In our evening Safari, we yet searched for the Big cat. There were loud calls near a nullah (water stream like) . we waited there for an hour plus. There were other jeeps too. We saw the sambhars just in front of us shouting in a particular direction, which am sure was the Big cat, but there was no movement. The worst part was we heard a few roars, but seems the cat was sitting down and relaxing and would walk post it was dark. It was getting late and if we reach late at the gate their jeep permits and guide permits could get suspended for a week and these guys earn only in the 5-6 months when the tourists are around, that too when they get their names in turns. The monsoon months are to relax or alternate jobs. We decided to take a round nearby and comeback here, since if a tiger is there, it will not run or move that fast, we would spot it. Well, since we had read about the wild dogs or dholes as they locally say, we requested the guide to take us there and soon we approached a lake called Sravan Tal, where the chances of spotting a tiger is also easy especially in summers. We saw some deers and monkeys here, but little ahead, we hearing some running sound on the leaf and guess what some dogs – 4-5 of them were running. They were thin, reddish-brown and normal looking but strong. These were the wild-dogs, whom we followed for a while and then they vanished into the deep jungles. We then moved further and came across a cluster of jeeps looking at something, When we checked, we were told there are 2 sloth bears there. Everyone was showing us a black spot near a definite tree and we tried our best with the binoculars, 40x zoom handicams but could not see that black stuff moving. Post half an our – forty minutes wait we moved ahead on being satisfied at seeing the sloth bear which could be a stone too ! But the fact that there were honeybee womb near by and the bears like feeding upon honey and there were mahua trees which is the core diet of the fermented alcohol for the bears, the rest of guides were sure to have seen the bears here since a few days. Wish we could have seen it closer. We came back, but with bad luck for the second consecutive time. Guess, the hare shouldn’t have had crossed our path !!
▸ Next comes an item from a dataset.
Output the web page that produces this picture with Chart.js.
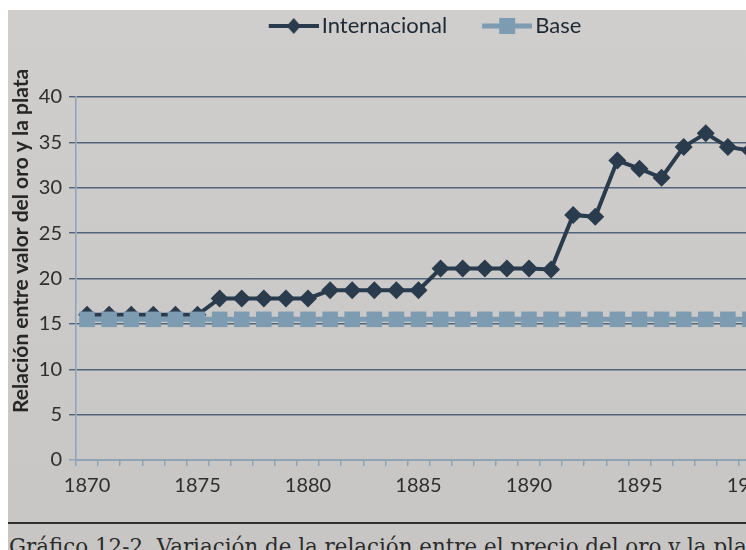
<!DOCTYPE html>
<html>
<head>
<meta charset="utf-8">
<script src="https://cdn.jsdelivr.net/npm/chart.js@4.4.1/dist/chart.umd.min.js"></script>
<style>
  html, body { margin: 0; padding: 0; background: #ffffff; }
  #page { position: relative; width: 746px; height: 550px; overflow: hidden; background: #ffffff; }
  #paper { position: absolute; left: 8px; top: 10px; right: 0; bottom: 0;
           background: linear-gradient(#cfcecc, #c7c6c4); }
  #wrap { position: absolute; left: 0; top: 0; width: 860px; height: 515px; }
  #rule { position: absolute; left: 8px; right: 0; top: 522px; height: 2px; background: #2f2f2f; }
  #caption { position: absolute; left: 9px; top: 534px; white-space: nowrap;
             font-family: "DejaVu Serif", serif; font-size: 21.4px; line-height: 1.17; color: #2b2b2b; }
</style>
</head>
<body>
<div id="page">
  <div id="paper"></div>
  <div id="wrap"><canvas id="chart" width="860" height="515"></canvas></div>
  <div id="rule"></div>
  <div id="caption">Gráfico 12-2. Variación de la relación entre el precio del oro y la plata</div>
</div>
<script>
// Years on the category axis
const years = [1870, 1871, 1872, 1873, 1874, 1875, 1876, 1877, 1878, 1879,
               1880, 1881, 1882, 1883, 1884, 1885, 1886, 1887, 1888, 1889,
               1890, 1891, 1892, 1893, 1894, 1895, 1896, 1897, 1898, 1899, 1900];

// Gold / silver value ratio, international market
const internacional = [16.0, 16.0, 16.0, 16.0, 16.0, 16.0, 17.8, 17.8, 17.8, 17.8,
                       17.8, 18.7, 18.7, 18.7, 18.7, 18.7, 21.1, 21.1, 21.1, 21.1,
                       21.1, 21.0, 27.0, 26.8, 33.0, 32.1, 31.1, 34.5, 36.0, 34.5, 34.1];

// Gold / silver base ratio
const base = [15.5, 15.5, 15.5, 15.5, 15.5, 15.5, 15.5, 15.5, 15.5, 15.5,
              15.5, 15.5, 15.5, 15.5, 15.5, 15.5, 15.5, 15.5, 15.5, 15.5,
              15.5, 15.5, 15.5, 15.5, 15.5, 15.5, 15.5, 15.5, 15.5, 15.5, 15.5];

const xTickLabels = ['1870', '1875', '1880', '1885', '1890', '1895', '1900'];
const yTicks = [0, 5, 10, 15, 20, 25, 30, 35, 40];
const yAxisTitle = 'Relación entre valor del oro y la plata';

const DARK = '#293b4d';
const LIGHT = '#7d9cb2';
const AXIS = '#8ea3b5';
const GRID = '#506579';

// Legend samples: a short line with the series marker in the middle
function legendSample(kind) {
  const c = document.createElement('canvas');
  c.width = 83; c.height = 22;
  const g = c.getContext('2d');
  const x0 = 33, x1 = 83, cy = 11, cx = (x0 + x1) / 2;
  g.strokeStyle = kind === 'diamond' ? DARK : LIGHT;
  g.fillStyle = g.strokeStyle;
  g.lineWidth = kind === 'diamond' ? 4 : 5;
  g.beginPath(); g.moveTo(x0, cy); g.lineTo(x1, cy); g.stroke();
  g.beginPath();
  if (kind === 'diamond') {
    g.moveTo(cx, cy - 8); g.lineTo(cx + 7, cy); g.lineTo(cx, cy + 8); g.lineTo(cx - 7, cy);
    g.closePath();
  } else {
    g.rect(cx - 8, cy - 8, 16, 16);
  }
  g.fill();
  return c;
}
const samples = [legendSample('diamond'), legendSample('square')];

// Extra room between legend and plot, and a small nudge of the legend row
const legendGap = {
  id: 'legendGap',
  beforeInit(chart) {
    const fit = chart.legend.fit;
    chart.legend.fit = function () { fit.call(this); this.height += 50; };
  },
  afterLayout(chart) {
    chart.legend.left -= 6;
    chart.legend.right -= 6;
  }
};

// Rotated axis title next to the value axis
const sideTitle = {
  id: 'sideTitle',
  afterDraw(chart) {
    const c = chart.ctx;
    c.save();
    c.translate(21, 413);
    c.rotate(-Math.PI / 2);
    c.font = 'bold 21px Lato';
    c.fillStyle = '#262626';
    c.textAlign = 'left';
    c.textBaseline = 'middle';
    c.fillText(yAxisTitle, 0, 0);
    c.restore();
  }
};

new Chart(document.getElementById('chart'), {
  type: 'line',
  data: {
    labels: years.map(String),
    datasets: [
      {
        label: 'Internacional',
        data: internacional,
        borderColor: DARK,
        backgroundColor: DARK,
        borderWidth: 4,
        pointStyle: 'rectRot',
        pointRadius: 9,
        pointBorderWidth: 0,
        pointBackgroundColor: DARK,
        tension: 0,
        order: 1
      },
      {
        label: 'Base',
        data: base,
        borderColor: LIGHT,
        backgroundColor: LIGHT,
        borderWidth: 5,
        pointStyle: 'rect',
        pointRadius: 11,
        pointBorderWidth: 0,
        pointBackgroundColor: LIGHT,
        tension: 0,
        order: 0
      }
    ]
  },
  options: {
    responsive: false,
    animation: false,
    layout: { padding: { top: 5, left: 0, right: 99, bottom: 0 } },
    plugins: {
      tooltip: { enabled: false },
      legend: {
        position: 'top',
        fullSize: false,
        labels: {
          usePointStyle: true,
          pointStyleWidth: 67,
          padding: 10,
          color: '#1e2833',
          font: { family: 'Lato', size: 22 },
          generateLabels: (chart) => chart.data.datasets.map((ds, i) => ({
            text: ds.label,
            pointStyle: samples[i],
            fillStyle: ds.borderColor,
            strokeStyle: ds.borderColor,
            lineWidth: 0,
            hidden: false,
            datasetIndex: i,
            fontColor: '#1e2833'
          }))
        }
      }
    },
    scales: {
      x: {
        type: 'category',
        offset: true,
        afterFit: (s) => { s.height = 515 - 460; },
        grid: {
          offset: true,
          drawOnChartArea: false,
          drawTicks: true,
          tickLength: 6,
          color: AXIS,
          lineWidth: 1.5
        },
        border: { color: AXIS, width: 2 },
        ticks: {
          autoSkip: false,
          maxRotation: 0,
          padding: 8,
          color: '#2e2e2e',
          font: { family: 'Lato', size: 20 },
          callback: (v, i) => xTickLabels.includes(String(years[i])) ? String(years[i]) : ''
        }
      },
      y: {
        min: 0,
        max: 40,
        afterFit: (s) => { s.width = 76; },
        afterBuildTicks: (s) => { s.ticks = yTicks.map(v => ({ value: v })); },
        grid: {
          drawTicks: true,
          tickLength: 7,
          color: (ctx) => ctx.tick && ctx.tick.value === 0 ? AXIS : GRID,
          lineWidth: 1.4
        },
        border: { color: AXIS, width: 1.5 },
        ticks: {
          padding: 7,
          color: '#2e2e2e',
          font: { family: 'Lato', size: 20 }
        }
      }
    }
  },
  plugins: [legendGap, sideTitle]
});
</script>
</body>
</html>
The next morning and our last safari at Kanha – All our prayers made, we reached the gate. Checking around for some information from the forest guards about any movements, but no one would share anything. The RFO whom we told that it was our last safari and his jungle was so beautiful, but we would not want to go without the tiger sighting was kind enough to reveal that there is a possibility of a tigress near the swamps and his elephants have left early in the morning to track it. We directly, without wasting much time went towards the area where we could see the elephants. The Mahouts (rider) said, he saw some movements in the morning. The day broke and more jeeps came around. There were atleast 5-6 of them. Soon all of a sudden, we saw the elephants reacting and to our left was a mighty shiny tigress walking with all its pride, letting the elephants know to beware- she is here. The mahouts were right. And soon, the tigress went inside the grassland and sat. The elephant safari began and we with more excitement and cameras and handicams on boarded the elephant and moved close to the tiger and soon saw it just from a 4 feet distance – with equal excitement and equal fear, that if we fell or if the elephant got afraid and even sat down near the tiger, it was the last day of our life. We captured some amazing moments of a stuff-toy like tigress rolling on the ground, with absolutely surf-ultra white chest and stomach which we saw while she rolled. We were told, she just had her meal and hence is lazy. It was a great moment seeing here eye to eye and that too for minutes put together. Was not feeling like moving back, but this elephant safari also has a time line of a 3-5 minutes and we were back to the jeep. We tipped the mahout for all his efforts and courage.
As we moved ahead, we told the guide and the driver to take us to No. 7 ! The background behind number 7 was our information sought from the mahout (post tipping) on which one single place he recommends us to sight a tiger since it was our last day and he had said No. 7 tigress. Every tiger or tigresses are locally names after the area / territory they live in like Shravatal tiger ; living near the Shravantal or Siddh-baba tigress, spotted around the Siddh-baba temple area. Similarly, Saat Number or Number 7 was a tigress which had given birth to a few cubs a month back, so according to the mahout she would definitely be with her cubs and not too running or moving around, so we could chance seeing her. But the driver had a counter view that the same tigress in fear of her cubs getting hurt and being possessive had charged and chased a tourist jeep for half a kilometer and he would not want to risk it. We still persuaded him to take us there, but that bloody hare, we were yet unlucky this time too !
It was getting late and we had to reach back to the gate in time. I had seen almost all the animals in the wild till date, besides a leopard. Soon, as we were going out, there were very loud calls of deers and monkeys, maybe the loudest we had heard. It was sunny and the chances of a tiger walking was less, but who knows, there could be a tiger like me ! We stopped the engine and awaited. The calls were just coming from the front, 50 feet ahead of us and we could also spot deers looking towards a tree. Guess, what ? Thanks to Abhi’s binos and my 40x zoom handicam, we spotted the much awaited – Leopard. Though it was not very close, but it was a leopard, sitting beneath the tree and about to kill a prey, I guess. We were praying and wishing for the shiny yellow with black spotted cat to move closer, but on the contrary, the driver started the engine and asked us to quickly shoot pictures and he is about to zoom. The reason was that, unlike a lion or a tiger which would calmly and harmlessly walk a feet away from you, the leopard is one animal which could attack and kill humans and chase a jeep for long and at a 5x speed. We rushed away from the spot blessing the Hare which crossed our way to the first safari for such a pleasant sighting in the forest.